Product reviews build purchase confidence. Products with reviews convert 20-40% better than products without reviews. Review quantity matters more than perfect scores—47 reviews averaging 4.2 stars outperforms 3 reviews averaging 5 stars. Social proof from other customers reduces first-purchase risk. Implement review collection 7-14 days post-delivery via automated email requesting feedback.
Simplify the purchase path
Reduce checkout steps to minimum necessary. Every additional step increases abandonment 10-15%. Essential steps only: shipping information, payment information, order review. Guest checkout without forced account creation removes major conversion barrier—account creation requirement abandons 25-30% of ready-to-buy customers who want quick checkout, not permanent relationship.
Minimize form fields to absolute essentials. Essential: email (order confirmation), shipping address (delivery), payment details (processing). Non-essential: phone number (make optional), company name (B2C stores don't need), marketing preferences (collect post-purchase). Each removed field reduces abandonment 2-5%. Shorter forms respect customer time and reduce purchase friction.
Tracking conversion rate efficiently
Daily conversion rate checks catch problems early. Sudden drops indicate technical issues (payment processor down, checkout broken) or traffic quality changes (bot spike, wrong traffic source). Weekly reviews identify trends. Monthly analysis reveals seasonal patterns. Checking daily takes 30 seconds—look at yesterday's conversion rate, compare to last week same day, investigate if significantly different.
While detailed conversion rate analysis requires your analytics platform, Peasy delivers your essential daily metrics automatically via email every morning: Conversion rate, Sales, Order count, Average order value, Sessions, Top 5 best-selling products, Top 5 pages, and Top 5 traffic channels—all with automatic comparisons to yesterday, last week, and last year. Monitor your conversion rate improvements without dashboard checking. Starting at $49/month. Try free for 14 days.
Frequently asked questions
What if my conversion rate seems stuck at the same level?
Plateaus are normal after initial optimization. Improving from 1.2% to 2% is relatively straightforward—fix obvious problems, add trust signals, simplify checkout. Improving from 2% to 2.5% is harder—requires testing, iteration, and addressing subtle friction points. Diminishing returns are real. Focus on revenue growth combining conversion improvements with traffic quality and AOV optimization rather than obsessing over single metric.

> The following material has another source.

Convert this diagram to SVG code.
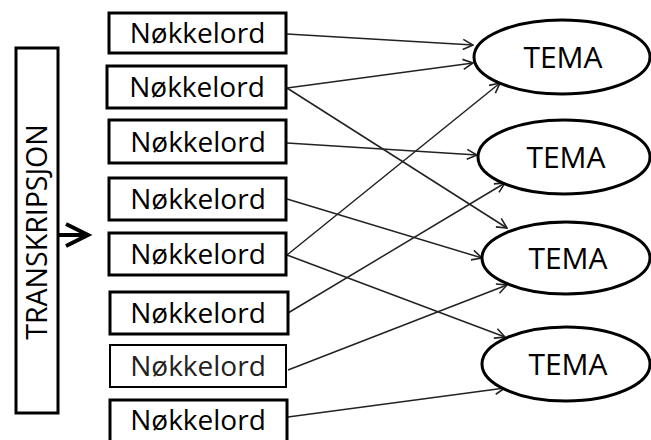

Should I calculate conversion rate by unique users or sessions?
Always use sessions for conversion rate. User-based calculation undercounts opportunities because repeat visitors across multiple sessions represent multiple conversion chances. Session-based measurement treats each visit as independent opportunity, providing accurate conversion efficiency metric. Industry standard uses sessions—comparing your user-based rate to industry session-based benchmarks creates false comparisons.
How do I handle returns in conversion rate calculation?
Don't adjust conversion rate for returns. Conversion measures purchases at time of order, not net retained customers after returns. Returns affect revenue and profitability but not conversion rate definition. Track return rate separately as distinct metric (returns ÷ orders). High return rates indicate product quality, sizing, or expectation-setting problems requiring different solutions than conversion optimization.
What conversion rate should I target?
Improve YOUR conversion rate rather than targeting arbitrary benchmark. If current conversion is 1.5%, target 1.8%. If currently 2.8%, target 3.2%. Continuous improvement matters more than hitting industry average. Some stores operate successfully at 1.2% conversion due to high AOV and low CAC. Others need 3%+ conversion for viable economics. Your target depends on your business model, not industry benchmarks.